The state of the art of programming is constantly evolving. Programmers need to demonstrate that they can pick up new technologies, techniques and best practices quickly. Once a developer understands the core concepts of programming, they should be able to build off of that knowledge. If a programmer can't pick up any new programming skills on their own without having someone teach them, they aren't going to last long. Staying up to date with cutting edge technology is pertinent to a company's advancement, innovation and success.

(Sub-)Domain Expert

Most companies these days are not hiring what you would call "generalists". Generalists are developers who have a solid foundation in computer science and a broad knowledge across many different types of technologies, often with one domain that they know best. For example you may have a generalist web developer who can do both front-end (UI) and back-end (business logic) development. While generalists are great utility players, they will often not be as well informed of all of the latest technologies and techniques. Most companies are looking toward more specialized talent. Advances in development are happening so rapidly that it has become increasingly difficult to stay on top of latest develops within a specific domain. Of course, it's still incredibly important for a developer to have solid fundamentals and a strong understanding of their domain, but they should also be an expert on the specific technology sub-domain they are being considered for. A web specialist would likely know much more than a web generalist about front-end development, but little to nothing about back-end development. This is why testing for specific on-the-job skills is vital in hiring a developer who will most effectively contribute to your company's specialized demands.

Team Player

Programming is a form of reproducible logic/thought, therefore developers will invariably have their own style. You will rarely see two developers come up with the same exact solution, or possibly even the same general approach, to the same complex problem. Programmers need to be able to show that they can adapt to the standards of a team, and write code that takes into account others potentially needing to work on it later. They should write code that makes logical sense to others and isn't overly specific to their own unique style of organization and thought. A new hire needs to understand how an existing codebase works and how to add to the collective work of a team, while keeping concepts consistent. They should write documentation that helps their colleagues understand their work. They should be able to present their thoughts and take constructive feedback without taking it personally. This is why when hiring a new developer, it is vital to be able to watch their process when writing their code in order to get insight into their unique approach and feel into whether it will fit into the existing teams'.

Problem Solver

Problem solving is at the core of what a programmer does. This involves a few aspects - first, engineers need to be able to prove that they can quickly identify the cause to an issue. Next, they need to show determination and efficiency in solving it. This might be a bug with an existing set of code, a scalability problem regarding how to handle increased demand of a product, a maintainability matter when dealing with increasing complexity of code, etc. Not only does the problem need to be located efficiently, but the developer must also be able to solve it in a clear and concise way.
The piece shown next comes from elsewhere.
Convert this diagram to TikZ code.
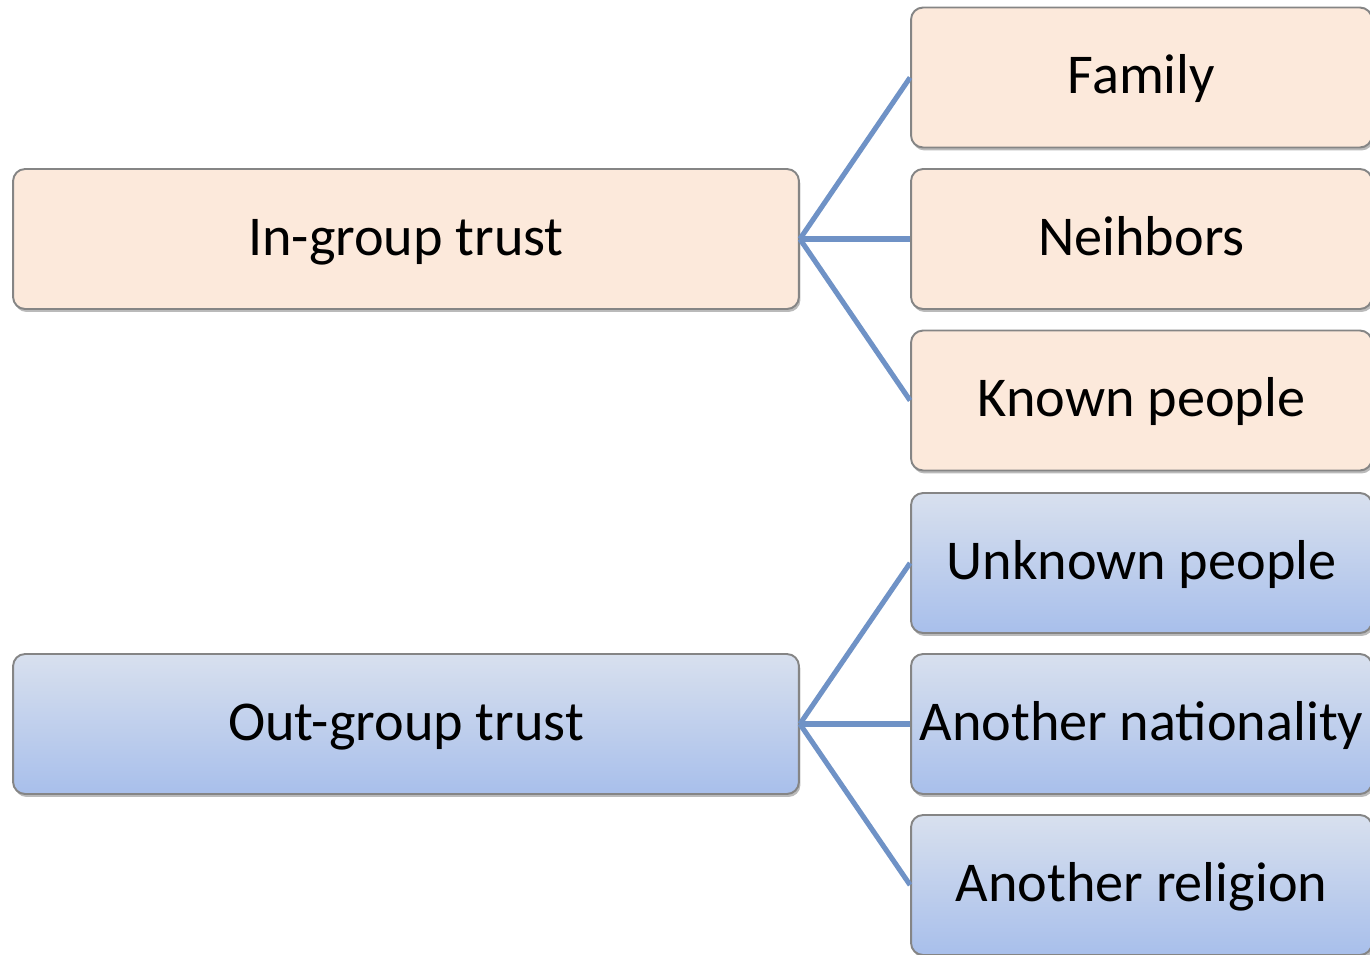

Great programmers take pride in their craft. They write efficient code that is well thought out and well tested. They sweat the details, while still aware that they need to deliver on time. Craftsmanship is all about the quality of the product. There is a big difference between simply being skilled, and executing that skill with creativity and dexterity.

It isn't always easy finding the right developers, but when you know what to look for and to test for, you'll be 10x closer to building your perfect team.